In Matthew 25 Jesus gives us the parable of the ten virgins, the five wise and the five foolish. When the Lord did come the foolish missed out, because they were unprepared and not watching. When they came back it was too late and the door was shut to them. Verse 13 says, “Therefore keep watch, because you do not know the day or the hour.” Mark 13:37 says, “And what I say unto you I say unto all, Watch.” 1 Corinthians 16:13 exhorts us, “Watch ye, stand fast in the faith, quit you like men, be strong.” 1 Thessalonians 5:6 tells us, “Therefore let us not sleep, as [do] others; but let us watch and be sober.” Paul exhorts Timothy in 2 Timothy 4:5, “But watch thou in all things, endure afflictions, do the work of an evangelist, make full proof of thy ministry.”
The Lord is speaking to all of us today to rise up off of our haunches of complacency and spiritual dullness. Now is the day to really get our ears in tune with the Spirit of God and our hearts ready to meet Him. He is exhorting us not to neglect the day of His visitation, but as good soldiers, to prepare ourselves and be watching for Him. When the Lord comes will He find most of us at the water hole, drinking our fill and oblivious to the spiritual time, hour and condition of our hearts?

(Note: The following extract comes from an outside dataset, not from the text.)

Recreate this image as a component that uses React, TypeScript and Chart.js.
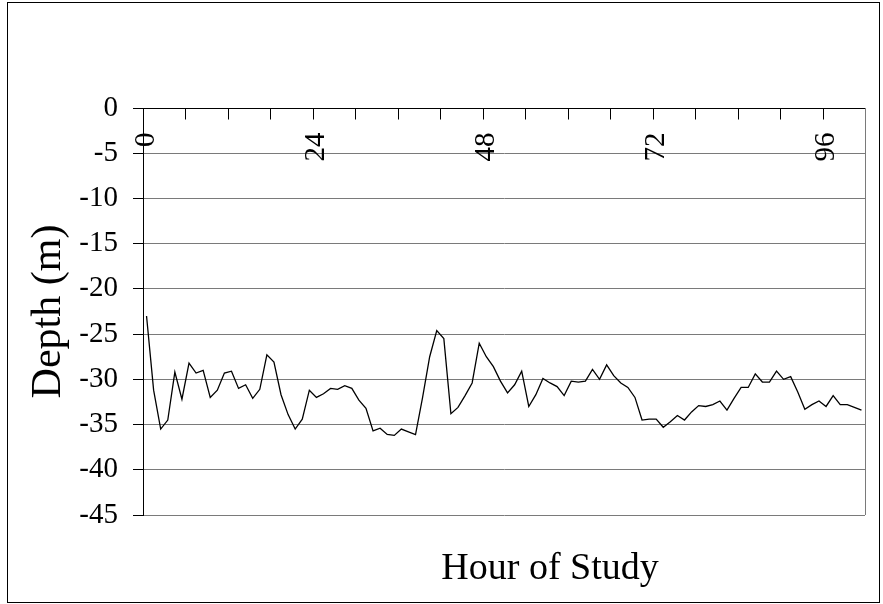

When the Spirit addresses the churches in Revelation 3, the first concern that He addresses is one of watchfulness. Revelations 3:3-6 says, “Remember, therefore, what you have received and heard; obey it, and repent. But if you do not wake up, I will come like a thief, and you will not know at what time I will come to you. 4Yet you have a few people in Sardis who have not soiled their clothes. They will walk with me, dressed in white, for they are worthy. 5He who overcomes will, like them, be dressed in white. I will never blot out his name from the book of life, but will acknowledge his name before my Father and his angels. 6He who has an ear, let him hear what the Spirit says to the churches.” Isn’t this what He is speaking to our hearts today?